Scientists compared recordings of 30 French and 30 German infants aged between two and five days old, the Max Planck Society reports. They found that French newborns more frequently cried with a rising tone, while the German infants cried with a falling intonation.

This phenomenon, researchers said, is presumably rooted in the different patterns in the two languages which are perceived in the womb and later reproduced.

“In French, a lot of words have stress at the end, so that the intonation rises, while in German, it is mostly the opposite,” explained Angela Friederici, one of the Directors at the Max Planck Institute.

She reported that unborn humans become active listeners in the last trimester of pregnancy.

“The sense of hearing is the first sensory system that develops,” she commented. “The mother’s voice, in particular, is sensed early on.”

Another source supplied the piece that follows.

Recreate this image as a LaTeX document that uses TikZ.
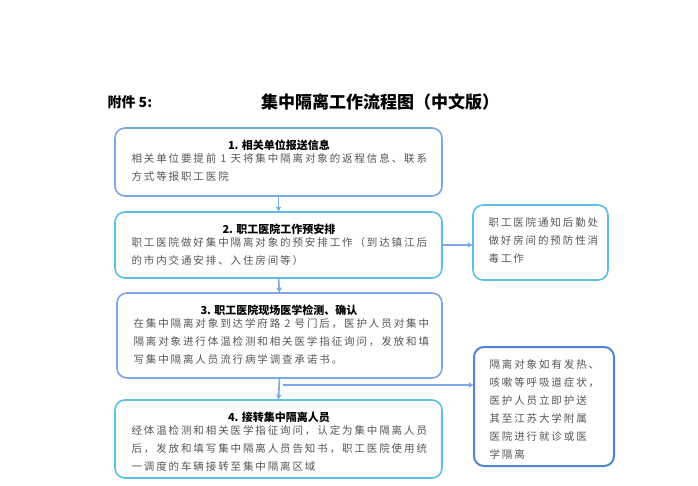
\documentclass[tikz,border=0pt]{standalone}
\usepackage{fontspec}
\setmainfont{Noto Sans CJK SC}
\newfontfamily\spaced[LetterSpace=18]{Noto Sans CJK SC}
\usetikzlibrary{arrows.meta}
\definecolor{bA}{HTML}{7AA7E6}
\definecolor{bB}{HTML}{5CC0E6}
\definecolor{bC}{HTML}{4F86D0}
\definecolor{txt}{HTML}{555555}
\tikzset{
  box/.style={draw=#1, line width=1.6pt, rounded corners=10pt, inner sep=0pt},
  body/.style={text=txt, font=\spaced\fontsize{10.5}{18}\selectfont, align=left, anchor=north west},
  head/.style={font=\bfseries\fontsize{11}{14}\selectfont, anchor=north},
  conn/.style={draw=bA, line width=1.6pt, -{Latex[length=5pt,width=6pt]}}
}
\begin{document}
\begin{tikzpicture}[x=1pt,y=-1pt]
\useasboundingbox (0,0) rectangle (698,486);
\node[font=\bfseries\fontsize{14}{16}\selectfont, anchor=west] (ann) at (104,102) {附件 5:};
\node[font=\bfseries\fontsize{17}{19}\selectfont] (title) at (380,102) {集中隔离工作流程图（中文版）};
% box 1
\draw[box=bA] (115,128) rectangle (442,196);
\node (b1) at (278.5,162) [minimum width=327pt, minimum height=68pt] {};
\node[head] (h1) at (279,136) {1. 相关单位报送信息};
\node[body] (t1) at (128,150) {相关单位要提前 1 天将集中隔离对象的返程信息、联系\\方式等报职工医院};
% box 2
\draw[box=bB] (115,212) rectangle (442,278);
\node (b2) at (278.5,245) [minimum width=327pt, minimum height=66pt] {};
\node[head] (h2) at (279,220) {2. 职工医院工作预安排};
\node[body] (t2) at (128,234) {职工医院做好集中隔离对象的预安排工作（到达镇江后\\的市内交通安排、入住房间等）};
% box 3
\draw[box=bA] (117,293) rectangle (442,378);
\node (b3) at (279.5,335.5) [minimum width=325pt, minimum height=85pt] {};
\node[head] (h3) at (279,301) {3. 职工医院现场医学检测、确认};
\node[body] (t3) at (130,315) {在集中隔离对象到达学府路 2 号门后，医护人员对集中\\隔离对象进行体温检测和相关医学指征询问，发放和填\\写集中隔离人员流行病学调查承诺书。};
% box 4
\draw[box=bB] (115,400) rectangle (442,478);
\node (b4) at (278.5,439) [minimum width=327pt, minimum height=78pt] {};
\node[head] (h4) at (279,408) {4. 接转集中隔离人员};
\node[body] (t4) at (128,422) {经体温检测和相关医学指征询问，认定为集中隔离人员\\后，发放和填写集中隔离人员告知书，职工医院使用统\\一调度的车辆接转至集中隔离区域};
% right boxes
\draw[box=bB] (473,205) rectangle (608,280);
\node (r1) at (540.5,242.5) [minimum width=135pt, minimum height=75pt] {};
\node[body] (rt1) at (485,214) {职工医院通知后勤处\\做好房间的预防性消\\毒工作};
\draw[box=bC, line width=2pt] (474,347) rectangle (614,466);
\node (r2) at (544,406.5) [minimum width=140pt, minimum height=119pt] {};
\node[body] (rt2) at (486,356) {隔离对象如有发热、\\咳嗽等呼吸道症状，\\医护人员立即护送\\其至江苏大学附属\\医院进行就诊或医\\学隔离};
% connectors
\draw[conn] (b1.south) -- (b2.north);
\draw[conn] (b2.south) -- (b3.north);
\draw[conn] (b3.south) -- (b4.north);
\draw[conn] (b2.east) -- (b2.east -| r1.west);
\coordinate (j) at (283,385);
\draw[conn] (j) -- (j -| r2.west);
\end{tikzpicture}
\end{document}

The amniotic fluid of the womb restricts hearing, however, and primarily the melodies and intonation of language are perceived in utero.

Previously, researchers had discounted the influence of language on newborns’ cries. It was assumed that infants’ “crying melody” was influenced by the build up and falling of breath pressure, as in baby chimpanzees, and not by mental representations in the brain.

"When they begin to form their first sounds, they can build on melodic patterns that are already familiar and, in this way, don’t have to start from scratch,” explained neuropsychologist Kathleen Wermke of the Centre for Pre-language Development and Developmental Disorders (ZVES) at the University Clinic Würzburg.

Friederici said that the imitation of melodic patterns is a behavior that the researchers believe developed over millions of years and contributes to the bond between mother and child.

The researchers involved in the study included staff from the Max Planck Institute for Human Cognitive and Brain Sciences in Leipzig, as well as the University of Würzburg and the Ecole Normale Supérieure in Paris.